Spain's six-year journey at the pinnacle of international football was brought to an abrupt halt on Wednesday, as Vicente del Bosque's world champions suffered an ignominious World Cup exit at the hands of Chile.
Even prior to Wednesday's clash, the narrative surrounding Spain had centred on a crumbling empire, a vanishing dynasty, the beginning of the end for La Roja. An Oranje army had struck such devastating blows that the Spanish throne was ready to be toppled.
That it was.
Louis van Gaal's Dutchmen had acted like the dominant predators, savaging their victim, before allowing Jorge Sampaoli's Chileans to feed on a decaying Spanish carcass.
La Roja's empire was finished, they said. The beginning of the end, many thought. One tournament too far, the general consensus.
There, seemingly laid bare before us, was the rubble of Spain's fortress, Iker Casillas' confidence and Xavi's exhausted legs among the most notable parts of the destruction.
Indeed, the 2014 World Cup does represent the end for this generation of Spaniards. There will be no more titles for Casillas, Xavi, Xabi Alonso, David Villa and Fernando Torres. The international futures of Pepe Reina, Santi Cazorla, David Silva, Gerard Pique and even the boss himself, del Bosque, are also far from certain.
But as a nation, as a collective, Spain aren't going anywhere.
In fact, La Roja will be back in a hurry, the recovery effort swift, the turbulent uprising of others ready to be quelled by heirs in waiting.
Certainly, before proclaiming the end of an era, announcing the end of one's rule, the key years ahead must first be examined. After all, periods of dominance only end when an opposing force, something else sustainably better, comes along.
If not, rare moments of vulnerability such as Spain's troubled stint in Brazil, become nothing more than a hiccup, a temporary dent in the supremacy.
It's very possible that's all 2014 will come to represent for the Spanish. For their European—and even their global—competitors, Spain's sudden World Cup exit could be nothing more than a false dawn.
Consider the next wave of talent available to La Roja. Can any nation match Spain's next precocious group?

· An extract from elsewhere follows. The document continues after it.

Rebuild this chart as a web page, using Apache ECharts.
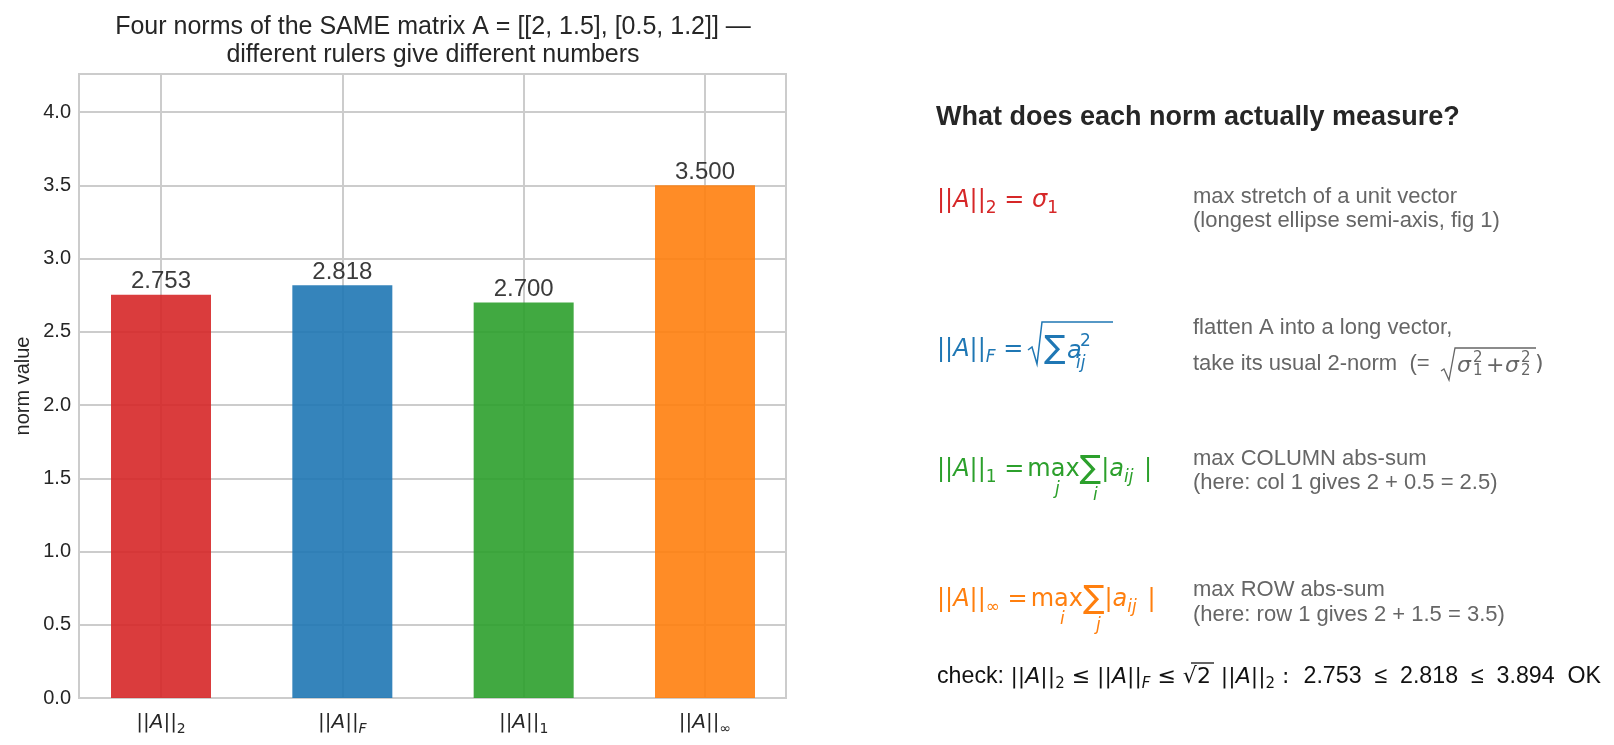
<!DOCTYPE html>
<html><head><meta charset="utf-8">
<script src="https://cdn.jsdelivr.net/npm/echarts@6/dist/echarts.min.js"></script>
<style>html,body{margin:0;padding:0;background:#fff}#c{width:1614px;height:745px}</style>
</head><body><div id="c"></div>
<script>
// ---------- data ----------
const categories = ['||A||_2', '||A||_F', '||A||_1', '||A||_∞'];
const normValues = [2.753, 2.818, 2.700, 3.500];
const barColors = ['#d62728', '#1f77b4', '#2ca02c', '#ff7f0e'];
const yMin = 0, yMax = 4.26, yStep = 0.5;
const titleLines = ['Four norms of the SAME matrix A = [[2, 1.5], [0.5, 1.2]] —', 'different rulers give different numbers'];
const panelHeading = 'What does each norm actually measure?';
const descLines = [
  ['max stretch of a unit vector', '(longest ellipse semi-axis, fig 1)'],
  ['flatten A into a long vector,', 'take its usual 2-norm  (='],
  ['max COLUMN abs-sum', '(here: col 1 gives 2 + 0.5 = 2.5)'],
  ['max ROW abs-sum', '(here: row 1 gives 2 + 1.5 = 3.5)']
];
const checkNumbers = '2.753  ≤  2.818  ≤  3.894  OK';

// ---------- styles ----------
const TXT = '#262626', GRID = '#cccccc', GRAY = '#666666';
const SANS = 'Liberation Sans', MATH = 'DejaVu Sans';

function mathRich(s, color, ts) {
  const L = Math.round(s * 1.7);
  const base = {fontFamily: MATH, fontSize: s, lineHeight: L, fill: color};
  const ss = Math.round(s * 0.7);
  const pad = [Math.round(s * 0.66), 0, 0, 0];
  return {
    n: base,
    i: Object.assign({}, base, {fontStyle: 'italic'}),
    sp: Object.assign({}, base, {width: 3}),
    s: {fontFamily: MATH, fontSize: ss, lineHeight: L, padding: pad, fill: color},
    si: {fontFamily: MATH, fontSize: ss, fontStyle: 'italic', lineHeight: L, padding: pad, fill: color},
    big: {fontFamily: MATH, fontSize: Math.round(s * 1.35), lineHeight: L, fill: color},
    t: {fontFamily: SANS, fontSize: ts || s, lineHeight: L, fill: color}
  };
}
function mtext(x, y, text, s, color, ts) {
  return {type: 'text', x: x, y: y, style: {text: text, rich: mathRich(s, color, ts), verticalAlign: 'middle', align: 'left', fill: color}};
}
function ptext(x, y, text, size, color, family, italic, weight) {
  return {type: 'text', x: x, y: y, style: {text: text, fontFamily: family || SANS, fontSize: size,
    fontStyle: italic ? 'italic' : 'normal', fontWeight: weight || 'normal', fill: color, verticalAlign: 'middle', align: 'left'}};
}
function pline(points, color, w) {
  return {type: 'polyline', shape: {points: points}, style: {stroke: color, lineWidth: w || 1.4, fill: null}};
}

const chart = echarts.init(document.getElementById('c'));

const graphics = [];
// title
graphics.push({type: 'text', x: 433, y: 41.5, style: {text: titleLines.join('\n'), fontFamily: SANS, fontSize: 25,
  lineHeight: 27.8, fill: TXT, align: 'center', verticalAlign: 'middle'}});
// heading
graphics.push(ptext(936, 118, panelHeading, 27, TXT, SANS, false, 'bold'));
// descriptions
const descY = [[196.6, 221.2], [328.3, 364.3], [459, 483], [589.7, 615]];
descLines.forEach((ls, k) => ls.forEach((t, j) => graphics.push(ptext(1193, descY[k][j], t, 22, GRAY))));

// formulas
const FX = 937;
graphics.push(mtext(FX, 201, '{n|||}{i|A}{n|||}{s|2}{n| = }{i|σ}{s|1}', 24, barColors[0]));
// Frobenius
graphics.push(mtext(FX, 350, '{n|||}{i|A}{n|||}{si|F}{n| = }', 24, barColors[1]));
graphics.push(pline([[1028, 350], [1032, 347], [1037, 364], [1042, 322], [1113, 322]], barColors[1], 1.5));
graphics.push(ptext(1044, 350, '∑', 32, barColors[1], MATH));
graphics.push(ptext(1067, 352, 'a', 24, barColors[1], MATH, true));
graphics.push(ptext(1080, 342, '2', 17, barColors[1], MATH));
graphics.push(ptext(1076, 364, 'ij', 17, barColors[1], MATH, true));
// 1-norm
graphics.push(mtext(FX, 470, '{n|||}{i|A}{n|||}{s|1}{n| =}{sp| }{n|max}{big|∑}{n||}{i|a}{si|ij}{n| }{sp| }{n||}', 24, barColors[2]));
graphics.push(ptext(1055, 490, 'j', 17, barColors[2], MATH, true));
graphics.push(ptext(1093, 496, 'i', 17, barColors[2], MATH, true));
// inf-norm
graphics.push(mtext(FX, 600, '{n|||}{i|A}{n|||}{s|∞}{n| =}{sp| }{n|max}{big|∑}{n||}{i|a}{si|ij}{n| }{sp| }{n||}', 24, barColors[3]));
graphics.push(ptext(1060, 620, 'i', 17, barColors[3], MATH, true));
graphics.push(ptext(1096, 626, 'j', 17, barColors[3], MATH, true));
// blue description math
graphics.push(pline([[1441, 371], [1444, 369], [1449, 380], [1455, 348], [1536, 348]], GRAY, 1.3));
graphics.push(ptext(1457, 366, 'σ', 22, GRAY, MATH, true));
graphics.push(ptext(1473, 358, '2', 15, GRAY, MATH));
graphics.push(ptext(1473, 371, '1', 15, GRAY, MATH));
graphics.push(ptext(1486, 366, '+', 22, GRAY, MATH));
graphics.push(ptext(1505, 366, 'σ', 22, GRAY, MATH, true));
graphics.push(ptext(1521, 358, '2', 15, GRAY, MATH));
graphics.push(ptext(1521, 371, '2', 15, GRAY, MATH));
graphics.push(ptext(1535, 364, ')', 22, GRAY, MATH));
// check line
graphics.push(mtext(FX, 677, '{t|check: }{n|||}{i|A}{n|||}{s|2}{n| ≤ }{n|||}{i|A}{n|||}{si|F}{n| ≤ }{n|√}{n|2 }{sp| }{n|||}{i|A}{n|||}{s|2}{n| :  }{t|' + checkNumbers + '}', 22, '#111111', 23.2));
graphics.push(pline([[1191, 663], [1214, 663]], '#111111', 1.3));

const option = {
  animation: false,
  backgroundColor: '#ffffff',
  grid: [
    {left: 79, top: 74, width: 707, height: 624, show: true, borderColor: GRID, borderWidth: 2, backgroundColor: 'transparent'},
    {left: 161, top: 74, width: 544, height: 624, show: false}
  ],
  xAxis: [
    {gridIndex: 0, type: 'value', show: false, min: 0, max: 1},
    {gridIndex: 1, type: 'category', data: categories, boundaryGap: false,
     axisLine: {show: false}, axisTick: {show: false},
     splitLine: {show: true, lineStyle: {color: GRID, width: 2}},
     axisLabel: {margin: 8, color: TXT,
       formatter: function (v) { const p = v.split('_'); const sub = p[1];
         const st = /[A-Za-z]/.test(sub) ? 'si' : 's';
         return '{n|||}{i|A}{n|||}{' + st + '|' + sub + '}'; },
       rich: mathRich(20, TXT)}}
  ],
  yAxis: [
    {gridIndex: 0, type: 'value', min: yMin, max: yMax, interval: yStep,
     name: 'norm value', nameLocation: 'middle', nameGap: 46,
     nameTextStyle: {fontFamily: SANS, fontSize: 20, color: TXT},
     axisLine: {show: false}, axisTick: {show: false},
     axisLabel: {fontFamily: SANS, fontSize: 20, color: TXT, margin: 8, showMaxLabel: false,
       formatter: v => (Math.abs(v / yStep - Math.round(v / yStep)) < 1e-6 ? v.toFixed(1) : '')},
     splitLine: {show: true, lineStyle: {color: GRID, width: 2}}},
    {gridIndex: 1, type: 'value', min: yMin, max: yMax, show: false, splitLine: {show: false}}
  ],
  series: [{
    type: 'bar', xAxisIndex: 1, yAxisIndex: 1, barWidth: 100, clip: false,
    data: normValues.map((v, k) => ({value: v, itemStyle: {color: barColors[k], opacity: 0.9}})),
    label: {show: true, position: 'top', distance: 1, fontFamily: SANS, fontSize: 24, color: TXT,
      lineHeight: 24, formatter: p => p.value.toFixed(3)}
  }],
  graphic: graphics
};
chart.setOption(option);
</script></body></html>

At youth level, Spain captured the European Under-17 Championship in 2007 and 2008, plus the under-19 version in 2011 and 2012, adding further titles to the list in the under-21 event in 2011 and 2013.
Where do think that group is headed?
Whether del Bosque or otherwise, the team's manager for Euro 2016 and the 2018 World Cup in Russia will have the likes of Thiago Alcantara, Ander Iturraspe, Isco, Daniel Carvajal, Alberto Moreno, Asier Illarramendi, Alvaro Morata, Gerard Deulofeu, Jese Rodriguez, Marc Bartra, Martin Montoya, Iker Muniain, Ander Herrera, Cristian Tello and Inigo Martinez to choose from.
Add those names to the youthful stars already in the squad—players such as Koke, Sergio Busquets, Jordi Alba, Cesar Azpilicueta, Pedro, Javi Martinez, David de Gea and Diego Costa—and you have another potentially dominant nucleus.
And that's before you even factor in how that injection of youth, of vitality, could benefit experienced heads such as Andres Iniesta, Cesc Fabregas and Sergio Ramos.
Behind it all, those fabled Spanish youth academies, particularly those at Barcelona and Real Madrid, aren't going to halt the production line anytime soon.
Most importantly for Spain's next crop, the selection policy of the national squad will now be forced to change.
In the absence of the trophy-winning core, La Roja's manager need not worry about disrupting the flow of the machine. The conundrum of attempting to fix something not seemingly broken (it is now) will no longer play on the mind. Del Bosque or his successor can now discard the selection of players based on their familiarity with the system; the simple reason being that the system itself needs some tinkering.
Thus, as the Spanish look ahead to the defence of their European crown in France in two years' time, it's safe to assume that the reigning champions won't be weighed down by the same issues that have plagued their squad in Brazil.
Next time around, there will be no woefully misfiring strikers, no abundance of tired legs, no satisfied hunger to overcome, no goalkeepers short on minutes and no players selected based on nothing more than the manager's trust.
Of course, the recipe that has been used until now cannot be lamented—one of the game's most glittering outfits of all time was its product. But the regeneration of La Roja will force a shift away from the trusted methods somewhat, allowing the necessary reinvention of the Spanish team to occur.
Looking at what's to come, it's hard to believe that Spain have reached the precipice.
Instead, as Richard Farley of NBC Sports put it, the emperor might just be ready for some new clothes.